Directions — From the listing, collect all lines containing the word "matplotlib".

Raw data —
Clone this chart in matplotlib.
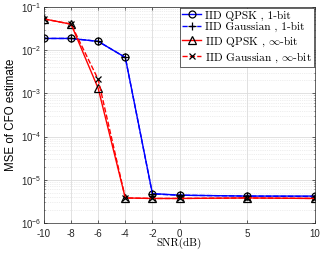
import matplotlib
matplotlib.use("Agg")
import matplotlib.pyplot as plt
from matplotlib.ticker import LogLocator, NullFormatter

snr = [-10, -8, -6, -4, -2, 0, 5, 10]
qpsk_1bit = [0.0187, 0.0187, 0.0160, 0.0068, 4.8e-6, 4.4e-6, 4.2e-6, 4.2e-6]
gauss_1bit = [0.0187, 0.0187, 0.0160, 0.0068, 4.7e-6, 4.4e-6, 4.2e-6, 4.1e-6]
qpsk_inf = [0.053, 0.040, 0.0013, 3.8e-6, 3.7e-6, 3.7e-6, 3.8e-6, 3.7e-6]
gauss_inf = [0.053, 0.040, 0.0021, 3.8e-6, 3.7e-6, 3.7e-6, 3.8e-6, 3.7e-6]
labels = ["IID QPSK , 1-bit", "IID Gaussian , 1-bit",
          r"IID QPSK , $\infty$-bit", r"IID Gaussian , $\infty$-bit"]
xticks = [-10, -8, -6, -4, -2, 0, 5, 10]

plt.rcParams['font.family'] = ['Liberation Sans', 'DejaVu Sans']
plt.rcParams['mathtext.fontset'] = 'custom'
plt.rcParams['mathtext.rm'] = 'Liberation Sans'
plt.rcParams['mathtext.it'] = 'Liberation Sans'

fig = plt.figure(figsize=(3.29, 2.61), dpi=100)
ax = fig.add_axes([44/329, 1-223/261, (315-44)/329, (223-7)/261])

lw = 1.0
ax.plot(snr, qpsk_1bit, '-', color='#0000ff', lw=lw, marker='o', ms=5,
        mfc='none', mec='black', mew=0.9, label=labels[0])
ax.plot(snr, gauss_1bit, '--', color='#0000ff', lw=lw, marker='+', ms=6,
        mec='black', mew=0.9, label=labels[1])
ax.plot(snr, qpsk_inf, '-', color='#ff0000', lw=lw, marker='^', ms=5.5,
        mfc='none', mec='black', mew=0.9, label=labels[2])
ax.plot(snr, gauss_inf, '--', color='#ff0000', lw=lw, marker='x', ms=4.5,
        mec='black', mew=0.9, label=labels[3])

ax.set_yscale('log')
ax.set_ylim(1e-6, 1e-1)
ax.set_xlim(-10, 10)
ax.set_xticks(xticks)
ax.set_xticklabels([str(v) for v in xticks])
ax.yaxis.set_major_locator(LogLocator(base=10, numticks=10))
ax.yaxis.set_minor_locator(LogLocator(base=10, subs=range(2, 10), numticks=20))
ax.yaxis.set_minor_formatter(NullFormatter())

ax.grid(True, which='major', color='#dcdcdc', lw=0.6, ls='-')
ax.grid(True, which='minor', axis='y', color='#dedede', lw=0.5, ls=':')
ax.set_axisbelow(True)

ax.tick_params(axis='both', which='both', direction='in', labelsize=7,
               top=True, right=True, length=2, width=0.5, colors='#262626')
ax.tick_params(axis='y', which='major', pad=2)
ax.tick_params(axis='x', which='major', pad=4.5)
ax.tick_params(axis='y', which='minor', length=1)
for s in ax.spines.values():
    s.set_color('#262626')
    s.set_linewidth(0.5)

ax.set_ylabel('MSE of CFO estimate', fontsize=8.3, labelpad=2.5)
xl = ax.set_xlabel('SNR(dB)', fontsize=8, family=['cmr10', 'DejaVu Serif'], labelpad=-1)

leg = ax.legend(loc='upper right', prop={'family': ['cmr10', 'DejaVu Serif'], 'size': 8.2},
                handlelength=1.7, handletextpad=0.3, labelspacing=0.15,
                borderpad=0.2, borderaxespad=0.1, fancybox=False, framealpha=1)
leg.get_frame().set_edgecolor('#262626')
leg.get_frame().set_linewidth(0.5)
for t in leg.get_texts():
    t.set_math_fontfamily('cm')

fig.savefig('out.png', dpi=100)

The reply —
Clone this chart in matplotlib.
import matplotlib
matplotlib.use("Agg")
import matplotlib.pyplot as plt
from matplotlib.ticker import LogLocator, NullFormatter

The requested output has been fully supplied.